Pasolini è oramai uno stereotipo lessicale. Sicuramente non si sarebbe mai immaginato di finire così. In “un modello di società che aveva fatto dell’omologazione il feticcio del suo riconoscimento” oramai non c’è circostanza in cui si parli di devianza sociale, indignazione, anticonformismo, demolizione del pensiero unico, rabbia impotente, ma anche desiderio del sacro come liberazione … che non si debba far riferimento a Pier Paolo Pasolini. La sua opera è sterminata. Va dalla poesia, alla critica letteraria, dalla saggistica alla letteratura vera e propria per sconfinare sul cinema. Si impicciava in diverse discipline e non sempre a pieno merito di sé e del paziente lettore. Però dire questo è una bestemmia ancor più forte di quelle antiideologiche che esplodeva lui stesso.
Oggi non sono le sue frequentazioni discutibili o l’adozione di raffigurazioni “post-raffaellita” – come ebbe a dire Luigi Pintor su Il Manifesto: “Ma io penso che manchi qualcosa di essenziale alla sensibilità di una persona che sa percorrere quartieri poveri su una cilindrata postraffaellita, simbolo odioso di violenza, superiorità e abuso”. In questa asserzione c’è una forte sintesi della contraddittoria e perversa valenza della persona.
Volendone tratteggiare gli elementi salienti del poeta friulano, escludendo l’esaltazione e le lodi presenti in una miriade di testi, si ritiene di operare il lavoro più onesto e apprezzato. Non serve a nulla e non aiuta a comprendere le molte valenze del personaggio oggi trattarne in toni agiografici parlandone come un profeta incompreso.
Pasolini fu compresissimo. Aveva editori che pubblicavano anche le sue interiezioni, si aprivano le porte a sue proiezioni visionarie proponibili in film che non hanno aggiunto nulla alla storia del cinema, era ripreso in ogni suo intervento, pur non avendo uno schieramento politico da sostenere, l’autore era sostenuto come emblema di libertà. L’Italia di quegli anni ancora attanagliata da fascismo e antifascismo con un centrismo immobile nella classe di governo, ne aveva bisogno.

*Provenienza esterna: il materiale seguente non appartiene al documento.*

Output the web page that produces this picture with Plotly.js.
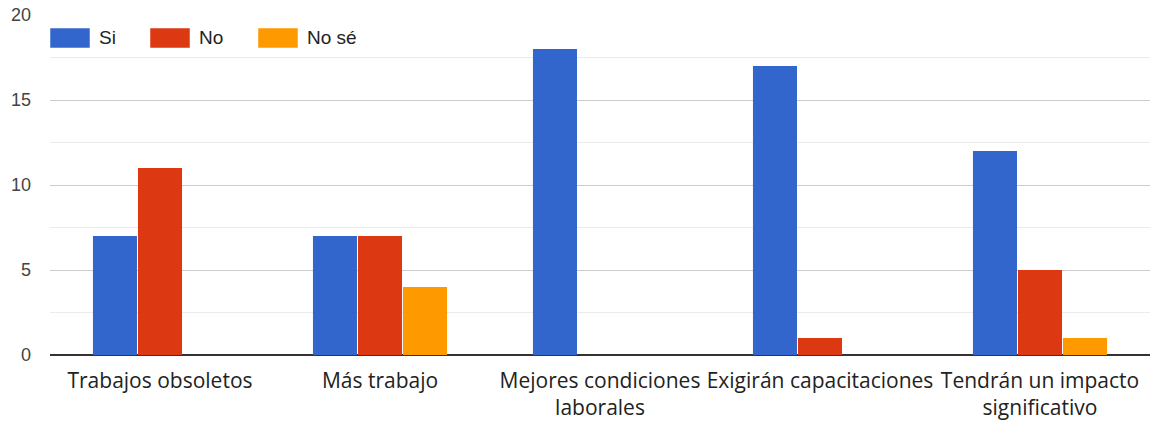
<!DOCTYPE html>
<html>
<head>
<meta charset="utf-8">
<script src="https://cdn.plot.ly/plotly-3.0.1.min.js"></script>
<style>html,body{margin:0;padding:0;background:#fff;}#chart{width:1161px;height:426px;}</style>
</head>
<body>
<div id="chart"></div>
<script>
const categories = ["Trabajos obsoletos", "Más trabajo", "Mejores condiciones<br>laborales", "Exigirán capacitaciones", "Tendrán un impacto<br>significativo"];
const seriesNames = ["Si", "No", "No sé"];
const siValues = [7, 7, 18, 17, 12];
const noValues = [11, 7, 0, 1, 5];
const noSeValues = [0, 4, 0, 0, 1];
const colors = ["#3366cc", "#dc3912", "#ff9900"];
const yTicks = [0, 5, 10, 15, 20];

const W = 1161, H = 426;
const margin = {l: 50, r: 11, t: 15, b: 71};
const pw = W - margin.l - margin.r, ph = H - margin.t - margin.b;
const px = x => (x - margin.l) / pw;
const py = y => (H - margin.b - y) / ph;

const allValues = [siValues, noValues, noSeValues];
const traces = allValues.map((vals, i) => ({
  type: 'bar', x: categories, y: vals, name: seriesNames[i],
  marker: {color: colors[i]}, hoverinfo: 'none'
}));

// custom legend (swatch + text) placed like the reference
const legendX = [50, 150, 258];
const shapes = [], annotations = [];
seriesNames.forEach((n, i) => {
  shapes.push({type: 'rect', xref: 'paper', yref: 'paper',
    x0: px(legendX[i]), x1: px(legendX[i] + 40), y0: py(48), y1: py(28),
    fillcolor: colors[i], line: {width: 1, color: 'rgba(255,255,255,0.5)'}});
  annotations.push({xref: 'paper', yref: 'paper', x: px(legendX[i] + 47), y: py(38),
    xanchor: 'left', yanchor: 'middle', showarrow: false, text: n,
    font: {family: 'Liberation Sans, Arial, sans-serif', size: 19, color: '#222'}});
});

const layout = {
  width: W, height: H, margin: margin,
  paper_bgcolor: '#fff', plot_bgcolor: '#fff',
  showlegend: false, barmode: 'group', bargap: 0.386, bargroupgap: 0.022,
  xaxis: {
    type: 'category', showgrid: false, zeroline: false, showline: false,
    ticks: '', ticklabelstandoff: 11,
    tickfont: {family: 'Open Sans, Noto Sans, sans-serif', size: 21, color: '#222'}
  },
  yaxis: {
    range: [0, 20], tickvals: yTicks, ticktext: yTicks.map(String),
    showgrid: true, gridcolor: '#cccccc', gridwidth: 1,
    zeroline: true, zerolinecolor: '#333', zerolinewidth: 2,
    minor: {dtick: 2.5, showgrid: true, gridcolor: '#ebebeb', gridwidth: 1},
    ticks: '', ticklabelstandoff: 18,
    tickfont: {family: 'Liberation Sans, Arial, sans-serif', size: 18, color: '#444'}
  },
  shapes: shapes, annotations: annotations
};

Plotly.newPlot('chart', traces, layout, {staticPlot: true, displayModeBar: false});
</script>
</body>
</html>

L’alienazione dell’umanità soffocata da un nuovo fascismo rappresentato dai mezzi di comunicazione era una questione già affrontata da Marshall Mc Luhan. L’Uomo a una Dimensione perché le altre possibili sono occultate da un meccanismo sottilmente oppressivo costituito nella società dei consumi, fu un tema affrontato da Herbert Marcuse. Il fatto che la vittoria contro i sistemi totalitari non ci avrebbe salvato da altri totalitarismi striscianti fu un tema dibattuto nella Scuola di Francoforte (Horkheimer, Adorno e lo stesso Marcuse). Eppure se si toccano questi tempi il riferimento è a lui, il poeta, regista, romanziere, saggista, polemista trovato cadavere nell’Idroscalo a Ostia. La sua morte sulla quale ancora aleggiano supposizioni e sospetti appare come il diretto corollario della violenza da lui del potere, da lui costantemente rappresentata, nei confronti del corpo, essendone già violato l’animo. Oppure come scrisse Alberto Moravia: “La sua fine è stata al tempo stesso simile alla sua opera e dissimile da lui. Simile perché egli ne aveva già descritto, nella sua opera, le modalità squallide e atroci, dissimile perché egli non era uno dei suoi personaggi, bensì una figura centrale della nostra cultura, un poeta che aveva segnato un’epoca, un regista geniale, un saggista inesauribile”.